The monarch picked the Cullinan V – one of her favourite pieces of jewellery – for the special celebratory portrait with her husband of more than 70 years at Windsor Castle.
She has worn it many times over the decades including to the wedding of her granddaughter Princess Eugenie, at London Fashion Week, and for State Openings of Parliament, garden parties, investitures and audiences.
The Cullinan V originally belonged to the monarch’s grandmother, Queen Mary, and was worn as part of the suite of jewellery made for the Delhi Durbar in 1911.
It is one of a number of stones cut from the famous 3,106-carat Cullinan – the largest diamond ever found.
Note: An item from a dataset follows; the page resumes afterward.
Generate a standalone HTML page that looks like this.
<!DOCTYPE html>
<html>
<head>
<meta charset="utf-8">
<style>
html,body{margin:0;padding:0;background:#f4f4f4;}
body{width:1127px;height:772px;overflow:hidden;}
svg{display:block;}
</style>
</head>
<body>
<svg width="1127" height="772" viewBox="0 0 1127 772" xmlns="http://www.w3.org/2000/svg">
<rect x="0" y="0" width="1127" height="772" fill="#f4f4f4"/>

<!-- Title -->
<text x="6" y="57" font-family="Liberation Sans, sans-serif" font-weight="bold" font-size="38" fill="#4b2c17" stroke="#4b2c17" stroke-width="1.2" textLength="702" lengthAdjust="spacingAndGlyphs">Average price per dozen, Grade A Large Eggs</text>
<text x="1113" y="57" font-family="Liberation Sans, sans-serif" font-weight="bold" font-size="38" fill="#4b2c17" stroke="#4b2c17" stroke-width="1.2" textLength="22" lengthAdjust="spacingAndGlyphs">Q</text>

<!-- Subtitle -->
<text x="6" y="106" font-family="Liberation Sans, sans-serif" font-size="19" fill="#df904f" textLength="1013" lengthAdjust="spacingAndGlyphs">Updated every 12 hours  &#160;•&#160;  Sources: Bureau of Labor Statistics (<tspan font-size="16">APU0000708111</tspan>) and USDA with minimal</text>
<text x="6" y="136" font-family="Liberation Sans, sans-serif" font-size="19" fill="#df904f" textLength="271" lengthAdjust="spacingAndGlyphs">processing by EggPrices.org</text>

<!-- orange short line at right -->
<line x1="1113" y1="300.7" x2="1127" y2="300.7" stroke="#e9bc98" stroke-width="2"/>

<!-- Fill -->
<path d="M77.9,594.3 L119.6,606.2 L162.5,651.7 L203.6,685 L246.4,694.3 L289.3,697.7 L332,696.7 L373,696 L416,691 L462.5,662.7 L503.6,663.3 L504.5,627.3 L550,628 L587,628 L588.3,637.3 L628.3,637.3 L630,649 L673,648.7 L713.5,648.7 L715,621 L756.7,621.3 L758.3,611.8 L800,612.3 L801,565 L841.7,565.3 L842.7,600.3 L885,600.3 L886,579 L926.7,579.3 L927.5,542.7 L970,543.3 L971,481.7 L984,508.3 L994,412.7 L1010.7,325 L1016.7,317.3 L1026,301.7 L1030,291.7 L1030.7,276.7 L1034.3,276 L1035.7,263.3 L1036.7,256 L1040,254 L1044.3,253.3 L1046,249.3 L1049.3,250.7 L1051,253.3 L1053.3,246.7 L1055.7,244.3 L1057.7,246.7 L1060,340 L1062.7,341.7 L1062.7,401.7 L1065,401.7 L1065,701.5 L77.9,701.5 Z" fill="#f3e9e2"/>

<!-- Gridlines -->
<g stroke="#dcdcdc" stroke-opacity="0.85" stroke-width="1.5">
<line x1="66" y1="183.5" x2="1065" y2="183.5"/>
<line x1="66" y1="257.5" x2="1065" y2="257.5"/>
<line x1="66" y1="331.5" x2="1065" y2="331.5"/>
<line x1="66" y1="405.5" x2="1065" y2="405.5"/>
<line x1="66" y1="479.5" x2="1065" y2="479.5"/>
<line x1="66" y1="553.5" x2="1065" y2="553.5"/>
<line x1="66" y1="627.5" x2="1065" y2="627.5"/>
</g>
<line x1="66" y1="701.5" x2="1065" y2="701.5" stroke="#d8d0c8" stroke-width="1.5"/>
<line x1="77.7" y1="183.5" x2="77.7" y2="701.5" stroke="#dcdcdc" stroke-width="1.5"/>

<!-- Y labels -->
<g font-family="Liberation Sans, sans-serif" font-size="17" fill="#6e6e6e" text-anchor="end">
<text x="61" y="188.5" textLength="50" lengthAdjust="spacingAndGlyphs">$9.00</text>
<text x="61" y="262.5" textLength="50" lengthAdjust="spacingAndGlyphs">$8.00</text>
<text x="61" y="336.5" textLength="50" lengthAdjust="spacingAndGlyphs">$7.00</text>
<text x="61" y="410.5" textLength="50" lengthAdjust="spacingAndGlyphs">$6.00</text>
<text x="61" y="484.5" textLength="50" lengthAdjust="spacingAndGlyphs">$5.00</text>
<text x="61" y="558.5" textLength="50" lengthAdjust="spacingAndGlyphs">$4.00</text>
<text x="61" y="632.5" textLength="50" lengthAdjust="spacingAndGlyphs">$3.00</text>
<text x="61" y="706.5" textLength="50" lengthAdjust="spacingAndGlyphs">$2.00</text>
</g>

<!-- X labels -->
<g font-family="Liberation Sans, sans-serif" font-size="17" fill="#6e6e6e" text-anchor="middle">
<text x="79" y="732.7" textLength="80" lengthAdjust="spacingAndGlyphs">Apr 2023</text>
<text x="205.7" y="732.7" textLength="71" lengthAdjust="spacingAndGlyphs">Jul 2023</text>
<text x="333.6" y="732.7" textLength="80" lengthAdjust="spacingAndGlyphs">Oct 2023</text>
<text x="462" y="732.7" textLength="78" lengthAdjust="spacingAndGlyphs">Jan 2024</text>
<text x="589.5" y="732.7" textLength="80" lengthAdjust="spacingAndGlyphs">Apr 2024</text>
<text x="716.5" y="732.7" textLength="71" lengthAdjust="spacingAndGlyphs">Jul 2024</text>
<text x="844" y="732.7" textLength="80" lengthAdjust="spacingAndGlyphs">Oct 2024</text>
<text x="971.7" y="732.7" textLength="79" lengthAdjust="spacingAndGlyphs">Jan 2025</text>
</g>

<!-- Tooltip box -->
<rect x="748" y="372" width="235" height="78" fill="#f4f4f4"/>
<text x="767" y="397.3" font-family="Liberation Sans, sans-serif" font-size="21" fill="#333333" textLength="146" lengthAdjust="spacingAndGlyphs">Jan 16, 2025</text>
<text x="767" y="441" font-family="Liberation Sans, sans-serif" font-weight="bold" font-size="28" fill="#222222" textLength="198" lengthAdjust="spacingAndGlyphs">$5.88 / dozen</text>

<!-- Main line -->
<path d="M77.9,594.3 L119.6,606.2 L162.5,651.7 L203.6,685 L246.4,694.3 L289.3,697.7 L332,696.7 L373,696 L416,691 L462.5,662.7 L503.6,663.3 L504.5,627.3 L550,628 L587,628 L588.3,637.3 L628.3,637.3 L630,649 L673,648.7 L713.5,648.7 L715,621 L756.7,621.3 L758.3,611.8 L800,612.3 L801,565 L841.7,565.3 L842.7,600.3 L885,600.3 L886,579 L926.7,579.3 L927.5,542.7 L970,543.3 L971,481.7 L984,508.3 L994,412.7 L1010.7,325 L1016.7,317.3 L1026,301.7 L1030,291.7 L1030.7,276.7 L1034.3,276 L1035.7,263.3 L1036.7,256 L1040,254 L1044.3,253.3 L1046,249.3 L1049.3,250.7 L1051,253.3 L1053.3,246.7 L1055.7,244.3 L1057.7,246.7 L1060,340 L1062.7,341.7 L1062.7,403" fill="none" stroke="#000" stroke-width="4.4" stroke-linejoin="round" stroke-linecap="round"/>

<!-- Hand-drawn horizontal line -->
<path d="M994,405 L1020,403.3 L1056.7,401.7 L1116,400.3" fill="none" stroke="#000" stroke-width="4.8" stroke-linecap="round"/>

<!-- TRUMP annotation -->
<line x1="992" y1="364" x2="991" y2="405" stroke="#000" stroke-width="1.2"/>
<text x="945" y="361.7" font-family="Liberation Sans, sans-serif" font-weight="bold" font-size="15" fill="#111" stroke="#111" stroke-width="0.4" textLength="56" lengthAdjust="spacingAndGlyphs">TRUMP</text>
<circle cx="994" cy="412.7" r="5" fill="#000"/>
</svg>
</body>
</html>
Mined in South Africa, the original Cullinan stone was given to King Edward VII in 1907 by the government of the Transvaal – a symbolic gesture intended to heal the rift between Britain and South Africa following the Boer War.
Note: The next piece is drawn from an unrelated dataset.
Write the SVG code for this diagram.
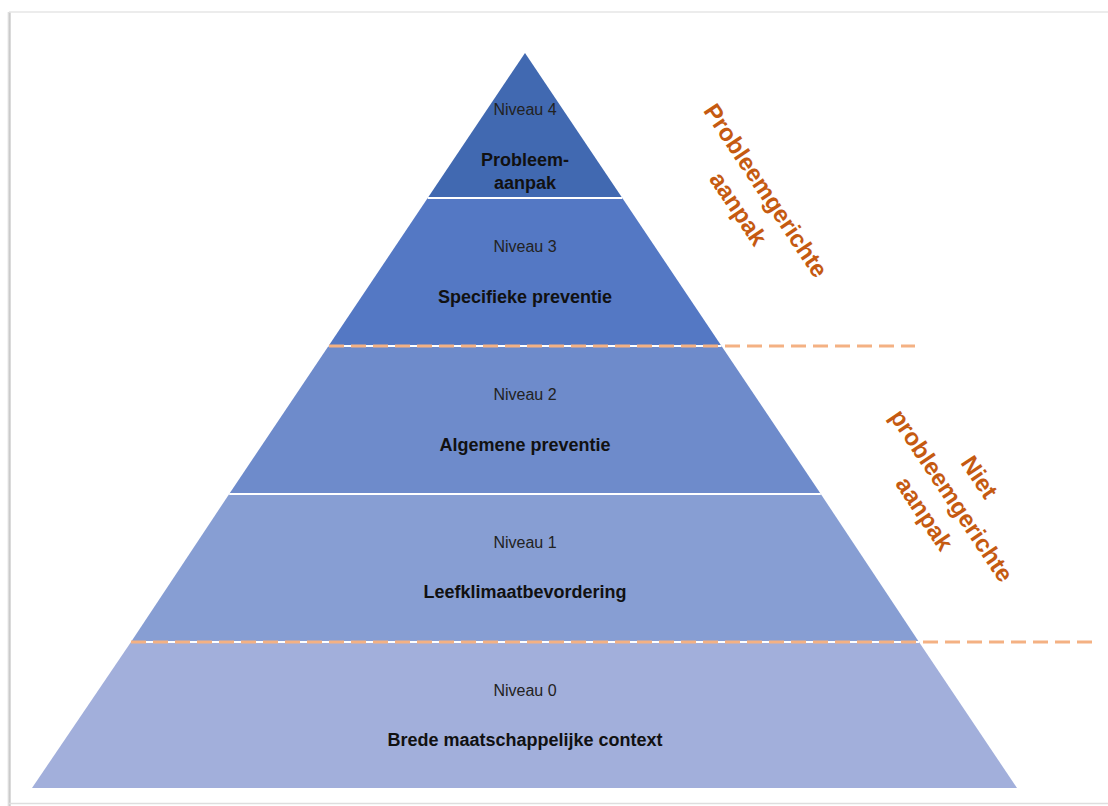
<svg xmlns="http://www.w3.org/2000/svg" width="1108" height="806" viewBox="0 0 1108 806">
<defs>
<linearGradient id="shadowL" x1="0" y1="0" x2="1" y2="0">
<stop offset="0" stop-color="#ffffff"/>
<stop offset="0.6" stop-color="#c9c9c9"/>
<stop offset="1" stop-color="#e2e2e2"/>
</linearGradient>
</defs>
<style>
.lvl{font-family:"Liberation Sans",Arial,sans-serif;font-size:16px;fill:#222222;text-anchor:middle}
.name{font-family:"Liberation Sans",Arial,sans-serif;font-size:18px;font-weight:bold;fill:#111111;text-anchor:middle}
.side{font-family:"Liberation Sans",Arial,sans-serif;font-size:24px;font-weight:bold;fill:#C55A11;text-anchor:middle}
.sep{stroke:#ffffff;stroke-width:2}
.dash{stroke:#F4B183;stroke-width:3;stroke-dasharray:15 7;fill:none}
</style>
<rect width="1108" height="806" fill="#ffffff"/>
<g id="frame">
<rect x="7" y="12" width="4" height="794" fill="url(#shadowL)"/>
<line x1="9" y1="12" x2="1108" y2="12" stroke="#e6e6e6" stroke-width="1.5"/>
<line x1="9" y1="803.5" x2="1108" y2="803.5" stroke="#dedede" stroke-width="1.5"/>
</g>
<g id="level4">
<polygon points="525,53 427.7,198 622.3,198" fill="#4169B1"/>
<text class="lvl" x="525" y="115">Niveau 4</text>
<text class="name" x="525" y="166">Probleem-</text>
<text class="name" x="525" y="189">aanpak</text>
</g>
<g id="level3">
<polygon points="427.7,198 622.3,198 721.5,346 328.5,346" fill="#5478C4"/>
<text class="lvl" x="525" y="252">Niveau 3</text>
<text class="name" x="525" y="303">Specifieke preventie</text>
</g>
<g id="level2">
<polygon points="328.5,346 721.5,346 820.8,494 229.2,494" fill="#6E8BCB"/>
<text class="lvl" x="525" y="400">Niveau 2</text>
<text class="name" x="525" y="451">Algemene preventie</text>
</g>
<g id="level1">
<polygon points="229.2,494 820.8,494 919,642 131,642" fill="#879ED3"/>
<text class="lvl" x="525" y="548">Niveau 1</text>
<text class="name" x="525" y="598">Leefklimaatbevordering</text>
</g>
<g id="level0">
<polygon points="131,642 919,642 1017,788 32,788" fill="#A2AFDB"/>
<text class="lvl" x="525" y="696">Niveau 0</text>
<text class="name" x="525" y="746">Brede maatschappelijke context</text>
</g>
<g id="connectors">
<line class="sep" x1="427.7" y1="198" x2="622.3" y2="198"/>
<line class="sep" x1="328.5" y1="346" x2="721.5" y2="346"/>
<line class="sep" x1="229.2" y1="494" x2="820.8" y2="494"/>
<line class="sep" x1="131" y1="642" x2="919" y2="642"/>
<line class="dash" x1="329" y1="346" x2="915" y2="346"/>
<line class="dash" x1="131" y1="642" x2="1095" y2="642"/>
</g>
<g id="label-probleemgericht">
<g transform="translate(751.5,200) rotate(56.3)">
<text class="side" x="0" y="-9">Probleemgerichte</text>
<text class="side" x="0" y="24">aanpak</text>
</g>
</g>
<g id="label-niet-probleemgericht">
<g transform="translate(951,496) rotate(56.3)">
<text class="side" x="0" y="-26">Niet</text>
<text class="side" x="0" y="7.5">probleemgerichte</text>
<text class="side" x="0" y="40">aanpak</text>
</g>
</g>
</svg>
The royal family refer to some of the other pieces from the original diamond – the Cullinan III – a pear shaped 94.4-carat drop – and Cullinan IV – a cushion-shaped 63.6-carat diamond – mounted together as a brooch – as “Granny’s chips”.Parts of it were later set in the Crown Jewels – in the Sovereign’s Sceptre and the Imperial State Crown.
The Queen inherited the brooches on Queen Mary’s death in 1953.